Here was the one and only trace of fortification
discovered in all the excavations. The entrance passage was a stone
gangway, on the north-west side of which stood a great bastion,
with a guard room and sally-port--a slender apology for defence in
the case of a prize so vast and tempting as the Palace of Knossos.
Obviously the bastion, with its trifling accommodation for an
insignificant guard, was never meant to defend the palace against
numerous assailants, or a set siege; it could only have been sufficient
to protect it against the sudden raid of a handful of pirates sweeping
up from the port (Plate XII. 2). How was it that so great and rich a
structure came to be left thus practically defenceless? The mainland
palaces of the Mycenaean Age at Tiryns and Mycenae are, so to speak,
buried in fortifications.
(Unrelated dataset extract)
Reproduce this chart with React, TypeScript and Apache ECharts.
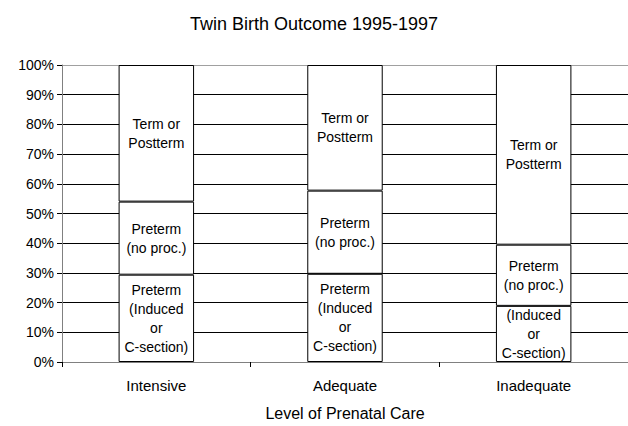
import React, { useEffect, useRef } from "react";
import * as echarts from "echarts";

const categories = ["Intensive", "Adequate", "Inadequate"];
const inducedValues = [29.4, 29.7, 18.9];
const noProcValues = [24.6, 28.0, 20.6];
const termValues = [46.0, 42.3, 60.5];
const inducedLabels = [
  "Preterm\n(Induced\nor\nC-section)",
  "Preterm\n(Induced\nor\nC-section)",
  "(Induced\nor\nC-section)",
];
const noProcLabels = ["Preterm\n(no proc.)", "Preterm\n(no proc.)", "Preterm\n(no proc.)"];
const termLabels = ["Term or\nPostterm", "Term or\nPostterm", "Term or\nPostterm"];
const yTicks = [0, 10, 20, 30, 40, 50, 60, 70, 80, 90, 100];

const FONT = "'Liberation Sans', Arial, sans-serif";

function makeSeries(name: string, values: number[], labels: string[]) {
  return {
    name,
    type: "bar",
    stack: "total",
    barWidth: "40%",
    itemStyle: { color: "#ffffff", borderColor: "#000000", borderWidth: 1 },
    label: {
      show: true,
      position: "inside",
      color: "#000",
      fontFamily: FONT,
      fontSize: 14,
      lineHeight: 19,
    },
    data: values.map((v, i) => ({ value: v, label: { formatter: labels[i] } })),
  };
}

export default function App() {
  const ref = useRef<HTMLDivElement>(null);
  useEffect(() => {
    document.body.style.margin = "0";
    const chart = echarts.init(ref.current!, null, { renderer: "svg" });
    const gridColors = yTicks.map((t) => (t === 100 ? "#a0a0a0" : "#000000"));
    chart.setOption({
      animation: false,
      backgroundColor: "#ffffff",
      title: {
        text: "Twin Birth Outcome 1995-1997",
        left: "center",
        top: 10,
        textStyle: { fontFamily: FONT, fontSize: 18, fontWeight: "normal", color: "#000" },
      },
      grid: { left: 62, right: -5, top: 65, height: 302, containLabel: false },
      xAxis: {
        type: "category",
        data: categories,
        name: "Level of Prenatal Care",
        nameLocation: "middle",
        nameGap: 43,
        nameTextStyle: { fontFamily: FONT, fontSize: 16, color: "#000" },
        axisLine: { lineStyle: { color: "#808080", width: 1 } },
        axisTick: { show: true, length: 5, inside: false, lineStyle: { color: "#000" } },
        axisLabel: { fontFamily: FONT, fontSize: 15, color: "#000", margin: 16 },
      },
      yAxis: {
        type: "value",
        min: 0,
        max: 100,
        interval: 10,
        axisLine: { show: true, lineStyle: { color: "#808080", width: 1 } },
        axisTick: { show: true, length: 5, lineStyle: { color: "#000" } },
        axisLabel: { fontFamily: FONT, fontSize: 14, color: "#000", formatter: "{value}%", margin: 8 },
        splitLine: { show: true, lineStyle: { color: gridColors, width: 1 } },
      },
      series: [
        makeSeries("Preterm (Induced or C-section)", inducedValues, inducedLabels),
        makeSeries("Preterm (no proc.)", noProcValues, noProcLabels),
        makeSeries("Term or Postterm", termValues, termLabels),
      ],
    });
    return () => chart.dispose();
  }, []);
  return <div ref={ref} style={{ width: 628, height: 426 }} />;
}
Their vast walls, 57 feet thick in some
parts at Tiryns, 46 feet at Mycenae, towering still after so many
centuries of ruin to a height of 24-1/2 feet in the case of the
smaller citadel, and of 56 feet at the great stronghold of Agamemnon;
their massive gateways, and the ingenious devices by which the
assailant was obliged to subject himself in his approach to a
destructive fire on his unshielded side--everything about them points
to a land and a time in which life and property were continually
exposed to the dangers of war, and the only security was to be
found within the gates of an impregnable stronghold.